Some of your SEAVERS or SEVERS may in fact be SIEVERS or even SIEWERS (still pronounced Seavers), if you run across any people of that name from Knox county, Indiana. They're all my cousins from a familial connection in the Emsland area of Germany. Of course, the Germans pronounce the 'v' like an 'f' - but when they got to America the pronunciation of the name was anglicized to the 'v' sound. This strangely enough later led one branch of the family to change the 'v' to a 'w' thinking the pronunciation was correct but the spelling had been anglicized. All of that took place within the space of 3 generations.

Diane Geanuleas said...

I've not been a transcriber for genealogical records, but it is possible that a volunteer who was keying the index using touch-typing could have reached for the "w" instead of hitting the "s" on the home row.
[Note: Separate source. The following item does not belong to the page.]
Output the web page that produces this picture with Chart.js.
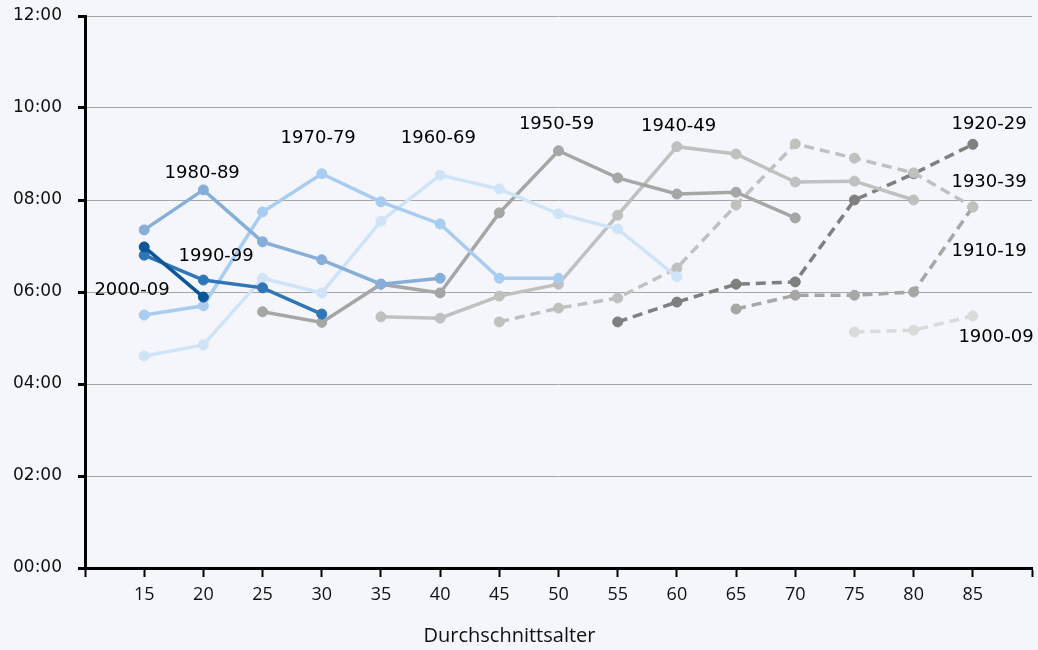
<!DOCTYPE html>
<html>
<head>
<meta charset="utf-8">
<script src="https://cdn.jsdelivr.net/npm/chart.js@4.4.1/dist/chart.umd.min.js"></script>
<style>
  html, body { margin: 0; padding: 0; background: #f4f6fb; }
  #wrap { width: 1038px; height: 650px; }
</style>
</head>
<body>
<div id="wrap"><canvas id="c" width="1038" height="650"></canvas></div>
<script>
// ---- data (hours of the day, decimal) ----
const ages = [15, 20, 25, 30, 35, 40, 45, 50, 55, 60, 65, 70, 75, 80, 85];
const cohorts = ['2000-09', '1990-99', '1980-89', '1970-79', '1960-69', '1950-59', '1940-49', '1930-39', '1920-29', '1910-19', '1900-09'];
const s2000 = [6.98, 5.89, null, null, null, null, null, null, null, null, null, null, null, null, null];
const s1990 = [6.80, 6.26, 6.09, 5.52, null, null, null, null, null, null, null, null, null, null, null];
const s1980 = [7.35, 8.22, 7.09, 6.70, 6.17, 6.30, null, null, null, null, null, null, null, null, null];
const s1970 = [5.50, 5.70, 7.74, 8.57, 7.96, 7.48, 6.30, 6.30, null, null, null, null, null, null, null];
const s1960 = [4.61, 4.85, 6.30, 5.98, 7.54, 8.54, 8.24, 7.70, 7.37, 6.33, null, null, null, null, null];
const s1950 = [null, null, 5.57, 5.34, 6.17, 5.98, 7.72, 9.07, 8.48, 8.13, 8.17, 7.61, null, null, null];
const s1940 = [null, null, null, null, 5.46, 5.43, 5.91, 6.17, 7.67, 9.16, 9.00, 8.39, 8.41, 8.00, null];
const s1930 = [null, null, null, null, null, null, 5.35, 5.65, 5.87, 6.52, 7.89, 9.22, 8.91, 8.59, 7.85];
const s1920 = [null, null, null, null, null, null, null, null, 5.35, 5.78, 6.17, 6.22, 8.00, 8.57, 9.21];
const s1910 = [null, null, null, null, null, null, null, null, null, null, 5.63, 5.93, 5.93, 6.00, 7.85];
const s1900 = [null, null, null, null, null, null, null, null, null, null, null, null, 5.13, 5.17, 5.48];
const seriesValues = [s2000, s1990, s1980, s1970, s1960, s1950, s1940, s1930, s1920, s1910, s1900];
// label anchors in data units (age, hour)
const labelAge  = [13.97, 21.08, 19.9, 29.7, 39.85, 49.83, 60.15, 86.37, 86.37, 86.37, 86.96];
const labelHour = [6.04, 6.78, 8.59, 9.35, 9.35, 9.65, 9.61, 8.39, 9.65, 6.89, 5.02];
const yTicks = [0, 2, 4, 6, 8, 10, 12];
const xTitle = 'Durchschnittsalter';

// ---- styles ----
const colors = ['#0b5699', '#2e76b8', '#86aed9', '#a9cdf0', '#d0e4f8', '#a6a6a6', '#c0c0c0', '#c0c0c0', '#7f7f7f', '#a6a6a6', '#dadada'];
const dashed = [false, false, false, false, false, false, false, true, true, true, true];

const datasets = cohorts.map((name, i) => ({
  label: name,
  data: ages.map((a, j) => ({ x: a, y: seriesValues[i][j] })),
  borderColor: colors[i],
  backgroundColor: colors[i],
  pointBackgroundColor: colors[i],
  pointBorderColor: colors[i],
  pointRadius: 5,
  pointBorderWidth: 1,
  pointHoverRadius: 5,
  borderWidth: 3.5,
  borderDash: dashed[i] ? [10, 6] : [],
  spanGaps: false,
  tension: 0
}));

const bgPlugin = {
  id: 'bg',
  beforeDraw(chart) {
    const ctx = chart.ctx;
    ctx.save();
    ctx.fillStyle = '#f4f6fb';
    ctx.fillRect(0, 0, chart.width, chart.height);
    ctx.restore();
  }
};

const labelPlugin = {
  id: 'cohortLabels',
  afterDatasetsDraw(chart) {
    const ctx = chart.ctx, xs = chart.scales.x, ys = chart.scales.y;
    ctx.save();
    ctx.font = '18px "DejaVu Sans"';
    ctx.fillStyle = '#000';
    ctx.textAlign = 'center';
    ctx.textBaseline = 'middle';
    cohorts.forEach((name, i) => {
      ctx.fillText(name, xs.getPixelForValue(labelAge[i]), ys.getPixelForValue(labelHour[i]));
    });
    ctx.font = '20px "Open Sans"';
    ctx.fillStyle = '#111';
    ctx.fillText(xTitle, xs.getPixelForValue(45.86), 636);
    ctx.restore();
  }
};

new Chart(document.getElementById('c'), {
  type: 'line',
  data: { datasets },
  plugins: [bgPlugin, labelPlugin],
  options: {
    responsive: false,
    animation: false,
    events: [],
    layout: { padding: { top: 16, right: 6, left: 0, bottom: 0 } },
    plugins: { legend: { display: false }, tooltip: { enabled: false } },
    scales: {
      x: {
        type: 'linear',
        min: 10, max: 90,
        afterFit(scale) { scale.height = 82; scale.paddingLeft = 0; scale.paddingRight = 0; },
        afterBuildTicks(scale) {
          const t = [];
          for (let v = 10; v <= 90; v += 5) t.push({ value: v });
          scale.ticks = t;
        },
        ticks: {
          autoSkip: false,
          maxRotation: 0,
          padding: 7,
          color: '#111',
          font: { family: 'Open Sans', size: 18 },
          callback: (v) => (v === 10 || v === 90) ? '' : String(v)
        },
        grid: { drawOnChartArea: false, drawTicks: true, tickLength: 9, tickColor: '#000', tickWidth: 2 },
        border: { display: true, color: '#000', width: 3 }
      },
      y: {
        min: 0, max: 12,
        afterFit(scale) { scale.width = 85; scale.paddingTop = 0; scale.paddingBottom = 0; },
        afterBuildTicks(scale) { scale.ticks = yTicks.map(v => ({ value: v })); },
        ticks: {
          padding: 16,
          color: '#111',
          font: { family: 'DejaVu Sans', size: 17 },
          callback: (v) => String(v).padStart(2, '0') + ':00'
        },
        grid: { color: '#a6a6a6', lineWidth: 1, drawTicks: true, tickLength: 7, tickColor: '#000', tickWidth: 3 },
        border: { display: true, color: '#000', width: 3 }
      }
    }
  }
});
</script>
</body>
</html>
Same finger to key both letters. So glad you discovered and corrected the error. Your work is much admired. And inspiring. Thank you for your regular screen-shot explanations of your process; they are invaluable.

Jacqi Stevens said...

Thanks for the idea, Randy. I've watched some time fly by on that Indiana Death Certificates database this afternoon, thanks to your inspiration. Looks like I'll have to revisit, soon. We have a lot of folks in Tippecanoe County...

anitab said...

I've also been making good use of the Indiana Death Certificates (& even of the Indiana Birth Certificates, for my mother & her siblings); but I have been astounded at the number of transcriptions which are very incorrect. I've had to be very creative in locating death certificates for some family members, but the work has been worth it - I'm SO glad these are available online!!